Nevertheless, sentiment seeking organization of Yiddish-language Socialist branches continued to develop.

A major step towards language autonomy was taken in the summer of 1910 when the SPA's constitution was amended to entitle any non-English language group with 500 or more dues paying members to federation status with a paid official called a "Translator-Secretary" granted an office at party headquarters in Chicago. Over the next two years SPA Federations had been launched for the party's Czech, Hungarian, Italian, Polish, Swedish/Norwegian, and Slovenian members, joined in 1912 with the formation of the Yiddish-language Jewish Socialist Federation.

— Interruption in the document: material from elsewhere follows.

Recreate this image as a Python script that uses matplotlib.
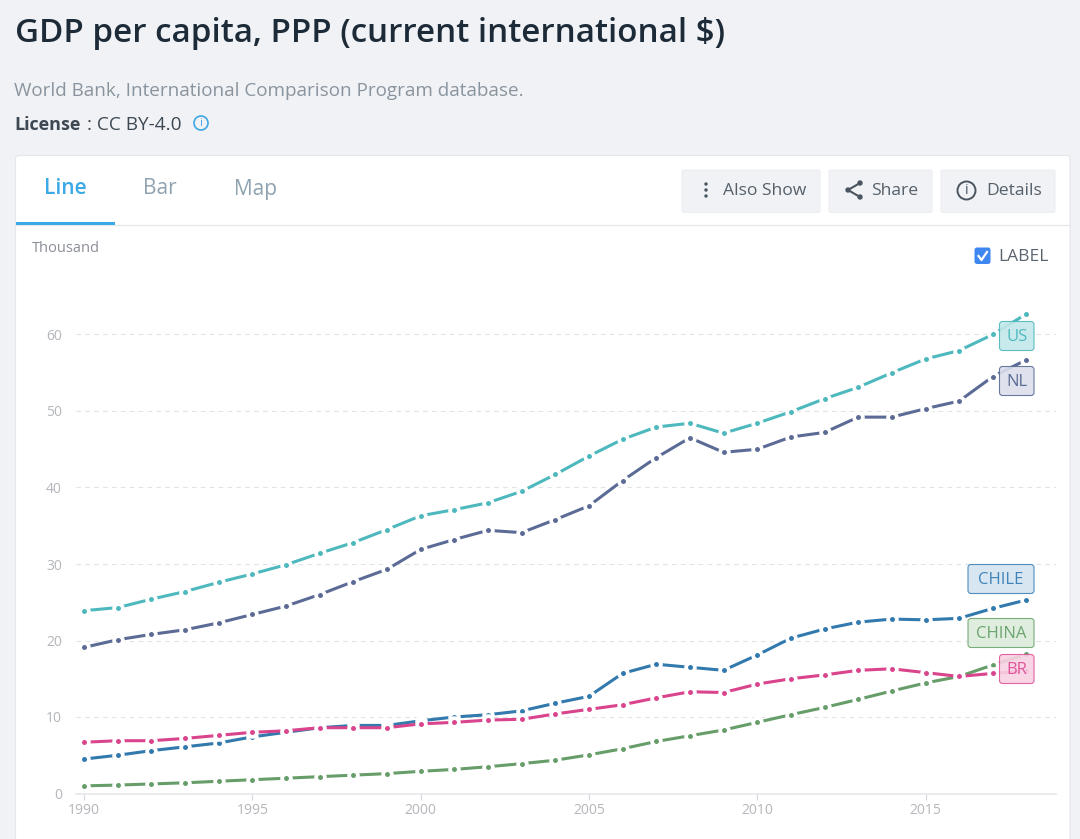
import matplotlib
matplotlib.use("Agg")
import matplotlib.pyplot as plt
from matplotlib.patches import Circle, FancyBboxPatch, Rectangle

plt.rcParams["font.family"] = ["Open Sans", "Noto Sans", "DejaVu Sans"]

W, H = 1080, 839
BG = "#f0f2f6"

years = list(range(1990, 2019))
us = [23.9, 24.3, 25.4, 26.4, 27.6, 28.7, 29.9, 31.4, 32.8, 34.5, 36.3, 37.1, 38.0, 39.5, 41.7,
      44.1, 46.3, 47.9, 48.4, 47.1, 48.4, 49.9, 51.6, 53.1, 55.0, 56.8, 57.9, 60.0, 62.7]
nl = [19.1, 20.1, 20.8, 21.4, 22.3, 23.4, 24.5, 26.0, 27.7, 29.3, 31.9, 33.2, 34.4, 34.1, 35.8,
      37.6, 40.9, 43.9, 46.5, 44.6, 45.0, 46.6, 47.2, 49.2, 49.2, 50.3, 51.3, 54.5, 56.7]
chile = [4.5, 5.0, 5.6, 6.1, 6.6, 7.4, 8.0, 8.6, 8.9, 8.9, 9.5, 10.0, 10.3, 10.8, 11.8,
         12.7, 15.7, 16.9, 16.5, 16.1, 18.1, 20.3, 21.5, 22.4, 22.8, 22.7, 22.9, 24.2, 25.3]
br = [6.7, 6.9, 6.9, 7.2, 7.6, 8.0, 8.2, 8.6, 8.6, 8.6, 9.1, 9.3, 9.6, 9.7, 10.4,
      11.0, 11.6, 12.5, 13.3, 13.2, 14.3, 15.0, 15.5, 16.1, 16.3, 15.8, 15.3, 15.7, 16.0]
china = [1.0, 1.1, 1.25, 1.4, 1.6, 1.8, 2.0, 2.2, 2.4, 2.6, 2.9, 3.15, 3.5, 3.9, 4.35,
         5.05, 5.85, 6.8, 7.55, 8.3, 9.3, 10.3, 11.25, 12.3, 13.4, 14.45, 15.3, 16.8, 18.2]
y_ticks = [0, 10, 20, 30, 40, 50, 60]
x_ticks = [1990, 1995, 2000, 2005, 2010, 2015]

series = [("US", us, "#4db8bd"), ("NL", nl, "#5b6b95"), ("CHINA", china, "#669d69"),
          ("CHILE", chile, "#3279ad"), ("BR", br, "#d9448c")]


def rbox(ax, x0, y0, x1, y1, r=3, fc="white", ec="none", lw=0.8, alpha=None, z=1):
    ax.add_patch(FancyBboxPatch((x0, y0), x1 - x0, y1 - y0, boxstyle=f"round,pad=0,rounding_size={r}",
                                fc=fc, ec=ec, lw=lw, alpha=alpha, zorder=z))


def px_axes(z):
    ax = fig.add_axes([0, 0, 1, 1], zorder=z)
    ax.set_xlim(0, W)
    ax.set_ylim(H, 0)
    ax.axis("off")
    return ax


fig = plt.figure(figsize=(W / 100, H / 100), dpi=100, facecolor=BG)
back = px_axes(0)

# page header
back.text(15, 34, "GDP per capita, PPP (current international $)", fontsize=23.9, weight=600,
          color="#1d2b38", va="center")
back.text(14, 91.5, "World Bank, International Comparison Program database.", fontsize=13.55,
          color="#8a949e", va="center")
back.text(14, 124.5, "License", fontsize=13, weight="bold", color="#3d4852", va="center")
back.text(87, 124.5, ": CC BY-4.0", fontsize=13.7, color="#3d4852", va="center")
back.add_patch(Circle((201, 123), 7, fc="none", ec="#3fa7e6", lw=1.2))
back.text(201, 123, "i", fontsize=8, color="#3fa7e6", ha="center", va="center")

# card and tabs
rbox(back, 15.5, 155.5, 1070, 860, r=3, ec="#e4e7ec", z=1)
back.plot([16, 1070], [225, 225], color="#e6e8ec", lw=1, zorder=2)
back.add_patch(Rectangle((16, 222), 99, 3, fc="#3ba9e6", ec="none", zorder=3))
back.text(65, 189, "Line", fontsize=15, weight=600, color="#3ba9e6", ha="center", va="center")
back.text(160, 189, "Bar", fontsize=15, color="#8ea2b0", ha="center", va="center")
back.text(255, 189, "Map", fontsize=15, color="#8ea2b0", ha="center", va="center")

# buttons
for x0, x1 in [(682, 820), (829, 932), (941, 1055)]:
    rbox(back, x0, 170, x1, 212.5, r=2, fc="#f0f2f5", ec="#eceef1", z=2)
for y in (184, 190, 196):
    back.add_patch(Circle((706, y), 1.7, fc="#4a5560", ec="none", zorder=3))
back.text(723, 191, "Also Show", fontsize=12.6, color="#56606a", va="center", zorder=3)
back.plot([860, 848, 860], [183, 190, 197], color="#4a5560", lw=1.5, zorder=3)
for x, y in [(860, 183), (848, 190), (860, 197)]:
    back.add_patch(Circle((x, y), 2.7, fc="#4a5560", ec="none", zorder=3))
back.text(871, 191, "Share", fontsize=12.6, color="#56606a", va="center", zorder=3)
back.add_patch(Circle((966.5, 190.5), 9, fc="none", ec="#4a5560", lw=1.4, zorder=3))
back.text(966.5, 190.5, "i", fontsize=10, color="#4a5560", ha="center", va="center", zorder=3)
back.text(986, 191, "Details", fontsize=12.6, color="#56606a", va="center", zorder=3)

# chart extras
back.text(32, 248, "Thousand", fontsize=10.5, color="#8a8f96", va="center")
rbox(back, 974.5, 247.5, 990.5, 264, r=2.5, fc="#3f87f0", z=2)
back.plot([978.5, 981.5, 987], [256, 260, 252], color="white", lw=1.6, zorder=3)
back.text(998, 257, "LABEL", fontsize=12.5, color="#5b6570", va="center")

# line chart, axes placed so 1990 -> 84px, 2015 -> 925.5px, 0 -> 793.5px, 60 -> 334.5px
px_per_year = (925.5 - 84) / 25
px_per_unit = (793.5 - 334.5) / 60
left, right, top, bottom = 76, 1056, 280, 793.5
ax = fig.add_axes([left / W, 1 - bottom / H, (right - left) / W, (bottom - top) / H], zorder=1)
ax.patch.set_alpha(0)
ax.set_xlim(1990 - (84 - left) / px_per_year, 1990 + (right - 84) / px_per_year)
ax.set_ylim(0, (bottom - top) / px_per_unit)
for name, vals, color in series:
    ax.plot(years, vals, color=color, lw=2.2, marker="o", ms=6.3, mfc=color, mec="white", mew=2.7,
            clip_on=False, solid_capstyle="butt")
ax.set_yticks(y_ticks)
ax.set_xticks(x_ticks)
ax.grid(axis="y", color="#e0e2e5", lw=0.8, dashes=(4, 4))
ax.set_axisbelow(True)
for s in ("top", "right", "left"):
    ax.spines[s].set_visible(False)
ax.spines["bottom"].set_color("#e6e8ec")
ax.spines["bottom"].set_linewidth(1.2)
ax.tick_params(axis="y", length=0, labelsize=10, labelcolor="#b3b6ba", pad=10)
ax.tick_params(axis="x", length=4, width=0.8, color="#d5d7db", labelsize=10, labelcolor="#b3b6ba", pad=3)

# end labels
front = px_axes(2)
labels = [("US", 999.5, 1034, 321.5, 350.5, "#4db8bd", "#c4e8ea"),
          ("NL", 999.5, 1034, 366.5, 395.5, "#5b6b95", "#dcdfec"),
          ("CHILE", 968, 1034, 564.5, 593.5, "#3f83b8", "#d4e4f1"),
          ("CHINA", 968, 1034, 618.5, 647.5, "#6ba56e", "#dcebdc"),
          ("BR", 999.5, 1034, 654.5, 683.5, "#e0559a", "#f8d2e3")]
for name, x0, x1, y0, y1, tc, fc in labels:
    rbox(front, x0, y0, x1, y1, r=3, fc=fc, ec=tc, lw=0.8, alpha=0.9, z=2)
    front.text((x0 + x1) / 2, (y0 + y1) / 2 + 1, name, fontsize=12, color=tc, ha="center", va="center", zorder=3)

fig.savefig("out.png", dpi=100, facecolor=BG)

Many or most ethnic Jews in the SPA were not members of the Jewish Socialist Federation, instead participating in English-language branches. Indeed, some of these disapproved of the Jewish Federation, preferring promotion of the process of "Americanization" and integration into American political life over the semi-autonomous federation approach — which was characterized by activist and historian Will Herberg as "virtually a Jewish Socialist Party within the...Party." While tactically useful in coordinating socialist propaganda in the native language of immigrant workers, the implicit emphasis of ethnicity over social class of the federation approach seemed to many a departure from the traditional socialist principle of internationalism.

===Development===

The Jewish Socialist Federation grew rapidly, soon numbering some 65 geographic branches with a membership approaching 3,000. Despite the cultural orientation behind its organization, the Jewish Federation attracted some of the most radical Jewish socialists to its ranks, soon emerging to the left of the Socialist Party itself.